The transaction reflects continued consolidation within the global beauty and personal care sector, particularly within premium and science-driven product categories, and a recalibration of how public markets have valued single-brand prestige beauty assets following several years of compressed multiples and uneven trading performance.

Strategic Rationale: Henkel
Henkel is a large consumer goods and industrial company based in Germany, with operations spanning adhesives, home care and beauty products. Within haircare, Henkel maintains an established portfolio of brands, including Schwarzkopf, Joico and Kenra, positioning it as a significant participant within the global market, though one historically weighted toward the professional and mid-market rather than prestige segments.
OLAPLEX addresses that gap directly. Its brand recognition, proprietary bond-building technology and established presence within salon channels complement Henkel’s existing portfolio while expanding reach among prestige consumers — a category in which Henkel has historically lacked a flagship — and provides greater exposure to higher-margin treatment-based products for which pricing power and customer retention exceed mass-market benchmarks.
Integration into Henkel’s global manufacturing, retail relationships and supply chain is also expected to support distribution expansion into geographies that OLAPLEX has not previously prioritized and margin improvement through supply chain consolidation. The all-cash structure reflects Henkel’s enthusiasm for the prestige category, while limiting downside exposure for Henkel shareholders associated with stock-based consideration.
Strategic Rationale: OLAPLEX
OLAPLEX is a U.S.-based prestige haircare company best known for its bond-building technology, which repairs damaged hair at the molecular level. In fiscal year 2025, the company generated approximately €370MM in sales, reflecting continued demand for premium treatment-oriented products despite broader pressures on discretionary consumer spending.
OLAPLEX went public in 2021 at a peak valuation that exceeded $10Bn and has traded materially lower since, weighed down by slowing growth, litigation overhang and shifting consumer trends within prestige beauty. The transaction at $1.4Bn may therefore reflect both the strategic value of the brand to a global consumer goods acquirer and the practical limits of standalone public-company status for mid-cap single-brand prestige assets.
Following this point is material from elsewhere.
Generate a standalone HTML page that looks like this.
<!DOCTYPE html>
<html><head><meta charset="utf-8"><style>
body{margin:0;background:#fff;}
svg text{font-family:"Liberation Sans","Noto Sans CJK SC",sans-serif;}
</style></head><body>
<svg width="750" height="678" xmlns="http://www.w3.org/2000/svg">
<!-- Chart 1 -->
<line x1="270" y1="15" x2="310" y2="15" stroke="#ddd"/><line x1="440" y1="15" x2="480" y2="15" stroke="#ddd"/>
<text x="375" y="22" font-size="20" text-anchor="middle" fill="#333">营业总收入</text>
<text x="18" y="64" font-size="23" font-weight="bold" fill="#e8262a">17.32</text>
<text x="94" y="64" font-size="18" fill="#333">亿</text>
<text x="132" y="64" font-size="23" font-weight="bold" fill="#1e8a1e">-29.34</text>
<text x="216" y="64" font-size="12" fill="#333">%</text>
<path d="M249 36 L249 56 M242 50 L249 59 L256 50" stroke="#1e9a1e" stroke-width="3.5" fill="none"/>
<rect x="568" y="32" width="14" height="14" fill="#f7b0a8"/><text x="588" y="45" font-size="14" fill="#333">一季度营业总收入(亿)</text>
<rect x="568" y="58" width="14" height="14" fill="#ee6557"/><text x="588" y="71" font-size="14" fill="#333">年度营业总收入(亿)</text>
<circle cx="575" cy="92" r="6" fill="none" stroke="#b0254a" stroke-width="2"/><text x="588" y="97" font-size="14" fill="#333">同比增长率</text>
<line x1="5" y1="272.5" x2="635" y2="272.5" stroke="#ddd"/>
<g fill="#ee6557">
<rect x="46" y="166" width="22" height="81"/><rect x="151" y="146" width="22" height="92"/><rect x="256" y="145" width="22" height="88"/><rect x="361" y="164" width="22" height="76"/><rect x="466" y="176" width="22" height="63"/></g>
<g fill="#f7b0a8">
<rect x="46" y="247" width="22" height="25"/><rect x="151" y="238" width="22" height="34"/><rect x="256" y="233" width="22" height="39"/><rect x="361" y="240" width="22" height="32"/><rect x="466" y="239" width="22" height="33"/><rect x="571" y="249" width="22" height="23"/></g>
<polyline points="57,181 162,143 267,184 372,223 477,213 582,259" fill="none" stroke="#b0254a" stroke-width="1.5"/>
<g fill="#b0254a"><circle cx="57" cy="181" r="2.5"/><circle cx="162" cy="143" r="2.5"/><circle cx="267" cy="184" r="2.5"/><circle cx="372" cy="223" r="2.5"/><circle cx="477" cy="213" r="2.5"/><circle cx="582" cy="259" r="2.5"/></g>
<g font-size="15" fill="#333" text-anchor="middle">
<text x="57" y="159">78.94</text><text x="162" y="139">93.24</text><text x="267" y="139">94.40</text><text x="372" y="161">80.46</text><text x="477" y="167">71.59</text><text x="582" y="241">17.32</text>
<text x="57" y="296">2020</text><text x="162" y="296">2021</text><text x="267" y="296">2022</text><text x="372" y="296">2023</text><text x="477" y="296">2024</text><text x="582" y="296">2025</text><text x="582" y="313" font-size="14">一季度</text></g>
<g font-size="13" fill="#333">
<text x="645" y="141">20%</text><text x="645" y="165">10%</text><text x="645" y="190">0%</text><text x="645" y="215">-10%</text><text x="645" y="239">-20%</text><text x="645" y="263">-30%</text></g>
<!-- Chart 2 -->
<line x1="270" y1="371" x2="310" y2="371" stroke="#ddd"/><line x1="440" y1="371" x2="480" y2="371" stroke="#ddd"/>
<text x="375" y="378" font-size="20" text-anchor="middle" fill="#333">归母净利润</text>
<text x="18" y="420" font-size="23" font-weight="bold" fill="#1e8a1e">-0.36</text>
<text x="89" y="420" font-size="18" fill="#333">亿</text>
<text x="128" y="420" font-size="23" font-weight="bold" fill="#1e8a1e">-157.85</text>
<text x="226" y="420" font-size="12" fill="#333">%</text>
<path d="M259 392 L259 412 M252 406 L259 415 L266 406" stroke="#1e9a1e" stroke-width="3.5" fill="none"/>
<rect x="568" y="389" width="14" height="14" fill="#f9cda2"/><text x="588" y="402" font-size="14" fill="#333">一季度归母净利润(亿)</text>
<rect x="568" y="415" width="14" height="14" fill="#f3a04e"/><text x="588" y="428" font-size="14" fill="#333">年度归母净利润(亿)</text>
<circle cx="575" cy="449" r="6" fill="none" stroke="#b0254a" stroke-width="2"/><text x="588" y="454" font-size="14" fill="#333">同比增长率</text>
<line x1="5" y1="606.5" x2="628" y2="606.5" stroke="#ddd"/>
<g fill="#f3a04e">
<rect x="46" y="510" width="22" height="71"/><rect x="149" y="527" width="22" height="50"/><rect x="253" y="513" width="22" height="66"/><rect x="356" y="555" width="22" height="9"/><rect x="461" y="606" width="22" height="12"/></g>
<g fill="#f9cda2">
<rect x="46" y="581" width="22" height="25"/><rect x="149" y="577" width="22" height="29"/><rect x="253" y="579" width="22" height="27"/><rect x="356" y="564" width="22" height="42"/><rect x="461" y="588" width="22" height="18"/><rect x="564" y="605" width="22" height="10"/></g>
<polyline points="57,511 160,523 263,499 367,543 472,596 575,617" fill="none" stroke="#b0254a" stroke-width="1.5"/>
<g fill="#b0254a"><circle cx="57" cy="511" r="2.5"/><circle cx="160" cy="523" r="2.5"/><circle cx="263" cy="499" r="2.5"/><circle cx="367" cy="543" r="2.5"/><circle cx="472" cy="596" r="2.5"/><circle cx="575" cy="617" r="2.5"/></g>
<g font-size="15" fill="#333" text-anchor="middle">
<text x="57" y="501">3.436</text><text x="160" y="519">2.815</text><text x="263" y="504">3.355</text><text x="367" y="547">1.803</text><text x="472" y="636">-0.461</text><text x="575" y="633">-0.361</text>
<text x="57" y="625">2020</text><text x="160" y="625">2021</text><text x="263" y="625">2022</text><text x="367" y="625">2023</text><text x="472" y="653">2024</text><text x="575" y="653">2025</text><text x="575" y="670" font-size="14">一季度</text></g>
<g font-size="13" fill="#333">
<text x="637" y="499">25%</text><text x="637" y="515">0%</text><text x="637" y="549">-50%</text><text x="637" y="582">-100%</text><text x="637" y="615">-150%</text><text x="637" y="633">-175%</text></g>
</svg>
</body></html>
Private ownership should also allow OLAPLEX management to focus on product development, brand positioning and channel optimization, free from the pressures of public market reporting cycles and quarterly earnings expectations. For Advent International, which held its majority position through OLAPLEX’s post-IPO decline, the 45% premium to the 30-day VWAP offers value realization at a level meaningfully above recent trading levels and provides certain liquidity in cash rather than continued exposure to public-market volatility.
Prestige Beauty Market Context
The transaction fits a broader pattern of large consumer goods companies acquiring premium beauty assets with strong consumer loyalty, differentiated intellectual property and established digital engagement, with comparable activity from L’Oréal, Unilever and Procter & Gamble across adjacent segments. As growth within traditional packaged consumer categories moderates, strategic acquirers may increasingly pursue premium beauty assets capable of offering stronger margins, direct consumer engagement and faster growth profiles.
The category is also being reshaped by distribution. Social and influencer-led marketing has compressed the timeline for newer brands to build awareness, but scaling internationally still requires the supply chain and regulatory and retail infrastructure that incumbents control — an asymmetry that may make founder-led prestige brands attractive acquisition targets once they reach meaningful scale and limits their likelihood of remaining independent at the next stage of growth.
Industry Implications
Upon completion, the transaction will reinforce a clear thesis within beauty M&A: strategic acquirers are paying premium multiples for differentiated IP and brand equity, not for scale alone. Brands without proprietary product technology or defensible category positioning may face a more difficult path either as public companies or as acquisition targets.
The deal may also illustrate the diminishing appeal of standalone public-company status for mid-cap consumer brands. OLAPLEX’s trajectory from a $10Bn+ IPO peak to a $1.4Bn take-private may suggest that public markets struggle to underwrite single-brand prestige beauty companies through normal demand cycles, while strategic acquirers that operate with longer time horizons and integration synergies may be better positioned to capture remaining value.